Four famous recipes up for sale: Have they found a buyer?

SINGAPORE - After putting up his father's Sin Kee chicken rice recipe for sale in 2014, Mr Niven Leong finally found two buyers who happily forked out $42,800 each to learn the ropes of the chicken rice business.

Although other popular food and beverage joints have changed hands for tidy sums as well, some hawkers - who were hoping for a generous buyout to see them into retirement - have been left disappointed.

1. KAY LEE ROAST MEAT JOINT

Madam Betty Kong and her husband Hai Wai Kay, at their Kay Lee Roast Meat Joint on Upper Paya Lebar Road. Photo: Wanbao

The popular Upper Paya Lebar Road eatery was on the market for two years before it was bought over by the Aztech conglomerate for $4 million, which was $500,000 above the owners' initial asking price.

Roast meats are now prepared in a 45,000 sq ft central kitchen in Senoko.

Under the new owners, Kay Lee opened a fresh outlet in more a upscale setting in 2015 - its first restaurant, in Suntec City - as well as several more outlets, including its first franchise.

As for Kay Lee's original owners, husband-and-wife team Ha Wai Kay and Kong Kuee Chin made the news again in August 2016, albeit for the wrong reasons.

They were each sentenced to four months' jail and fined $164,751.45 for underdeclaring sales while they were running the stall to evade income tax.

2. TAI FATT HOU CUISINE

Mr Wong Pak Shin and his wife, Madam Tan Li Ying, the owners of Tai Fatt Hou Cuisine, standing outside their stall. Photo: Wanbao

Inspired by Kay Lee's success, the owners of this stewed beef noodles stall in Bukit Merah decided to put their business up for sale in 2012, with an asking price of $200,000.

Mr Anthony Wong Pak Shin, then 65, said that he and his wife Lucy Tan Li Ying wanted to retire and could not convince their children to take over the family trade. Mr Wong had also suffered a heart attack the previous year.

"If there is someone who is really interested and suggests a good business proposal to expand my hawker business, I don't have to take $200,000, I'll sell it to him for $20!" he told the media at the time.

However, all did not end well for the noodle stall.

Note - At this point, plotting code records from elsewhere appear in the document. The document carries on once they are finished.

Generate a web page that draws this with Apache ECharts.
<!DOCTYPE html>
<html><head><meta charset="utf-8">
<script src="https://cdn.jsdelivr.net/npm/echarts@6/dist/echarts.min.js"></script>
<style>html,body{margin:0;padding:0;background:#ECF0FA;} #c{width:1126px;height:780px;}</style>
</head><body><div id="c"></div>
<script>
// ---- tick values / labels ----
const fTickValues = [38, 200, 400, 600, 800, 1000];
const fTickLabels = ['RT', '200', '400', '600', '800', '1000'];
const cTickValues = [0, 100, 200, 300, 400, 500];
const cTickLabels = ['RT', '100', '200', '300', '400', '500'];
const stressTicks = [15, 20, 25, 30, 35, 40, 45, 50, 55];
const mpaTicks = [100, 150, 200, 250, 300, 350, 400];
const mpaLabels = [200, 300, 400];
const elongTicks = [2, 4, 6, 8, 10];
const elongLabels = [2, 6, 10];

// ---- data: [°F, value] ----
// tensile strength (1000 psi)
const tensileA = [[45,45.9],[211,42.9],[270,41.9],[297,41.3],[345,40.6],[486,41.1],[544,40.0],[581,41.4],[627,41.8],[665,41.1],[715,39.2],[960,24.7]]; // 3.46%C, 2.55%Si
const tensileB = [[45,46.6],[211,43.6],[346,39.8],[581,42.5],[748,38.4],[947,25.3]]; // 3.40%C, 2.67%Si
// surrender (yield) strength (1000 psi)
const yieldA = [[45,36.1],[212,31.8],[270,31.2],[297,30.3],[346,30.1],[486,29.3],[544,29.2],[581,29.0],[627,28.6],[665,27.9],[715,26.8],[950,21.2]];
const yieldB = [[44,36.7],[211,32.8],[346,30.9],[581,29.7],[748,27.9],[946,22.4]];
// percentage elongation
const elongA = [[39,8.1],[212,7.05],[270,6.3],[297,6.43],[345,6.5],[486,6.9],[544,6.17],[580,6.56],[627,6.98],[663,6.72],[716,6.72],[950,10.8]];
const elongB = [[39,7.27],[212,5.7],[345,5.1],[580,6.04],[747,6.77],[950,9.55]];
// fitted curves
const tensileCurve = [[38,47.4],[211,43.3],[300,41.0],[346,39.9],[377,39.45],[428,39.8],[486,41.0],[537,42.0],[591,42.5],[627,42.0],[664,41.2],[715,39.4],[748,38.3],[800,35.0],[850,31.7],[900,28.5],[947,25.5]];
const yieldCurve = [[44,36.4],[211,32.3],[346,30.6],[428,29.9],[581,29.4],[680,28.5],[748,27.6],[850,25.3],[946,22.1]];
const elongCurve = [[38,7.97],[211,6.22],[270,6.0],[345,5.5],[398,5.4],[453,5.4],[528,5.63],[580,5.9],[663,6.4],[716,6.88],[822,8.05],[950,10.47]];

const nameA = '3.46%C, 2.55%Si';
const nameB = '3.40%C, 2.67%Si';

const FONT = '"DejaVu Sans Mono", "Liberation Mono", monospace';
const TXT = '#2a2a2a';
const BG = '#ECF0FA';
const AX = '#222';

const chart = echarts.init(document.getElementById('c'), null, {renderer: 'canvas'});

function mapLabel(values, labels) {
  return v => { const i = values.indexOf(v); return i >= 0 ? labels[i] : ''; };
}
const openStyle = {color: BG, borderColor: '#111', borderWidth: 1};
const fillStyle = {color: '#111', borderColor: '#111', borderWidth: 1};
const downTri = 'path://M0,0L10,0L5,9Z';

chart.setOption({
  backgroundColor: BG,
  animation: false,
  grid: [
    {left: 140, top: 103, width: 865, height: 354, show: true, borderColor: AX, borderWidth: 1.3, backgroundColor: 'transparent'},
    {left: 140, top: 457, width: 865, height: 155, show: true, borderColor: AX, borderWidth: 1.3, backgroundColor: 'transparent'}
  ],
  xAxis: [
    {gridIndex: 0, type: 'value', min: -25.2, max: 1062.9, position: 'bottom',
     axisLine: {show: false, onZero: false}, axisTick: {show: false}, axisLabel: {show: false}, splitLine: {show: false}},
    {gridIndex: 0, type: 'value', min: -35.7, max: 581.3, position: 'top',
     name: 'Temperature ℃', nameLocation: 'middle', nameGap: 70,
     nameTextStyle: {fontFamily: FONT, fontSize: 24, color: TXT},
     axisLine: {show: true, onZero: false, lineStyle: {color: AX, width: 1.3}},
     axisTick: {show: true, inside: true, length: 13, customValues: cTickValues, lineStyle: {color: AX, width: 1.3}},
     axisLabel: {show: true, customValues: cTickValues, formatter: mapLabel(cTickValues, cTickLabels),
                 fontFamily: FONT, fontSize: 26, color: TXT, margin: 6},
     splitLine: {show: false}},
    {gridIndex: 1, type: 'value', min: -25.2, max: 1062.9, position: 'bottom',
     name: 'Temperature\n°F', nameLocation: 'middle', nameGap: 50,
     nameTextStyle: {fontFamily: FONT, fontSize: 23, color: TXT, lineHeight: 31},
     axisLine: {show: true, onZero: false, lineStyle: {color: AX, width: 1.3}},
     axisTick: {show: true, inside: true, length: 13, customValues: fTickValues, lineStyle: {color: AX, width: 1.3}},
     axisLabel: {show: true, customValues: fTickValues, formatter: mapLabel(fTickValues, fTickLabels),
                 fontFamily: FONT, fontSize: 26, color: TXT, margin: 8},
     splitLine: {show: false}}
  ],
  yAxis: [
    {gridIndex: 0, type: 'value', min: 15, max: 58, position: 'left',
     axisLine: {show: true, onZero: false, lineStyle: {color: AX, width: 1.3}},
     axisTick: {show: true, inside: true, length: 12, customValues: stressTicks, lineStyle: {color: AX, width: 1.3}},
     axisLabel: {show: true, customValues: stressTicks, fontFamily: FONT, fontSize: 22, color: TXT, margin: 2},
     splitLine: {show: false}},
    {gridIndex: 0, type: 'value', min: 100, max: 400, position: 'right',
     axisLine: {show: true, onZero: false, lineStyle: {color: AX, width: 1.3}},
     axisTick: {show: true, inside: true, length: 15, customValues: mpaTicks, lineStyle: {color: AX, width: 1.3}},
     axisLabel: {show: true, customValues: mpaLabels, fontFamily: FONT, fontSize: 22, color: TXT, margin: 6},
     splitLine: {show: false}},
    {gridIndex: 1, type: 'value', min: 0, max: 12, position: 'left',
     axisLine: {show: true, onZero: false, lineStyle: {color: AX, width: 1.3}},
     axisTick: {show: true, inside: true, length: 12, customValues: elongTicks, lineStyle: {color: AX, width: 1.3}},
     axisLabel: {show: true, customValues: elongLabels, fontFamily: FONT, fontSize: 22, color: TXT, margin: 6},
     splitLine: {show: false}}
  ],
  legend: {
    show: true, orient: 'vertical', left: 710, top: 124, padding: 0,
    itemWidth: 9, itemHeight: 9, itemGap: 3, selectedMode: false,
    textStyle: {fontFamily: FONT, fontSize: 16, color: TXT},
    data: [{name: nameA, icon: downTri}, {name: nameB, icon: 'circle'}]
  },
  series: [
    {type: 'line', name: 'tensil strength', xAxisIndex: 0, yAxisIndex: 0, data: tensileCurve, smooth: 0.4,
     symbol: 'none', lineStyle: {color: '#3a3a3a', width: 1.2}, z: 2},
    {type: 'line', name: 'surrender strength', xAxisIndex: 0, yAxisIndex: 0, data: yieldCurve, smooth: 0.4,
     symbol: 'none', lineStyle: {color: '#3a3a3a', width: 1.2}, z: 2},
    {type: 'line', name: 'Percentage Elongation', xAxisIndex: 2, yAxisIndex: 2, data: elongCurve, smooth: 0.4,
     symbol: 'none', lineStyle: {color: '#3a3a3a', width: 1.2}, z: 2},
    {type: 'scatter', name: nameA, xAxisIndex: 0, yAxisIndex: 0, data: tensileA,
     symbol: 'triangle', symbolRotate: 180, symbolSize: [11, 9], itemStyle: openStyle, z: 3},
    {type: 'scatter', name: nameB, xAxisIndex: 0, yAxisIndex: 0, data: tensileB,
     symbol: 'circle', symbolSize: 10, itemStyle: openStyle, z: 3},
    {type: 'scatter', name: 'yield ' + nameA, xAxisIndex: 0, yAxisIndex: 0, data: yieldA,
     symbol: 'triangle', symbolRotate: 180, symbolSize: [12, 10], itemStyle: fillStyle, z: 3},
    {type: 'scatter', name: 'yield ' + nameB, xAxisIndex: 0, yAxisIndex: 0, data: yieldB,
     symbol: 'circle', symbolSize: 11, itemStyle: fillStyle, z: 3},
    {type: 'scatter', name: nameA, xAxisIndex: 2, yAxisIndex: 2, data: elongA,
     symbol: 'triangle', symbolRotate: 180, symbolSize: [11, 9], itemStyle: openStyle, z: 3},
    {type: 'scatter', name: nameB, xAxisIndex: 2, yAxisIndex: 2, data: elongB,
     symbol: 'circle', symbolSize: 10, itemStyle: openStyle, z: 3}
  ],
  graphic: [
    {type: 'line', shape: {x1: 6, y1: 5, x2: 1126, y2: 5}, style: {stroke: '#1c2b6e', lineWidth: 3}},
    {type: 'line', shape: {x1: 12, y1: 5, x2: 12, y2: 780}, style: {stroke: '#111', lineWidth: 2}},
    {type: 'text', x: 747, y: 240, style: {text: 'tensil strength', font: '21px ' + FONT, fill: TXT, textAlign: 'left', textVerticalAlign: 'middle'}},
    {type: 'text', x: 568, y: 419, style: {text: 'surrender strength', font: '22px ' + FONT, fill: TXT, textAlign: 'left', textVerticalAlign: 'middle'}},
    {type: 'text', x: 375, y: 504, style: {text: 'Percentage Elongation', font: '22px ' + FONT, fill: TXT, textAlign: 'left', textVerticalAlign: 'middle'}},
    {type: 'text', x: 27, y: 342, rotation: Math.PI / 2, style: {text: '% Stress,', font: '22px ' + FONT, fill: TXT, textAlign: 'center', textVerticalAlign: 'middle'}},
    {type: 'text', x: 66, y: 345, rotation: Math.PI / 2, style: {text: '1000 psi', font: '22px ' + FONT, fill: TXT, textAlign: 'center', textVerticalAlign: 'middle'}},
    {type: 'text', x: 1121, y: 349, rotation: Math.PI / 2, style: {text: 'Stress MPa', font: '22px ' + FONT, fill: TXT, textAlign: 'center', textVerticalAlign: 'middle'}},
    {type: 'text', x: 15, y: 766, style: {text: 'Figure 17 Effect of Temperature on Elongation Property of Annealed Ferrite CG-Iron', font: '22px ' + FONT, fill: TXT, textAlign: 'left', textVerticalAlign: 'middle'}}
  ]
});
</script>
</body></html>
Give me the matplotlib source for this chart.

Last April, a sombre announcement appeared on its Facebook page: "The owners would like to thank all of your support all these years, as they have currently stopped operating the stall..."

3. LANA CAKE SHOP

Madam Violet Kwan of Lana Cakes, with her famous chocolate cake. Photo: The Straits Times

Baker Violet Kwan, 88, has been selling her beloved chocolate fudge cakes since 1964. But she says the business - located at 36 Greenwood Avenue for the past 41 years- has become too much for her.

Her cakes, which have a generational cult following, are baked in small batches and frosted by hand.

Over the years, Mrs Kwan has fended off numerous offers of franchises and expansion partners because she worries it will affect the quality of the cakes.

But she is looking for takers for her original recipe and store.

Though Mrs Kwan is tight-lipped about the selling price, her daughter Jennifer, 53, believes the shop to be valued at $4 million.

News of Mrs Kwan's impending retirement first broke in February 2016.

Mrs Kwan told The Straits Times last week (Sept 7) that she has received a host of offers since then. But she has not found any suitable matches yet.

4. XIU JIE CLAYPOT BAK KUT TEH

Madam Ang Chiew Huat with a bowl of her Cantonese bak kut teh. Photo: The Straits Times

Madam Ang Chiew Huat had to give up her Xiu Jie Claypot Bak Kut Teh hawker stall in 2012, after she suffered a bad fall.

But her offer to sell the recipe for the lighter Cantonese version of the herbal pork rib soup - for which she initially asked the eye-opening amount of $200,000 - still stands.

Madam Ang, 68, now runs a stall in Block 10, Telok Blangah Crescent, selling rojak and fried prawn fritters. She pulls up shutters on Wednesdays and Thursdays.

She told The Straits Times last week (Sept 7) that she is keen on promoting traditional dishes, such as those passed down from her father, which are harder to find nowadays.

She said that she had received some enquiries about buying her bak kut teh recipe, but she was unwilling to seal the deal.

"Some people did ask but they were not hawkers and it seemed like they weren't very knowledgeable about how to run a hawker business," Madam Ang said in Mandarin.

She added: "If we're being honest, $200,000 is not realistic these days. But it must be a fair, reasonable price that leaves everyone satisfied."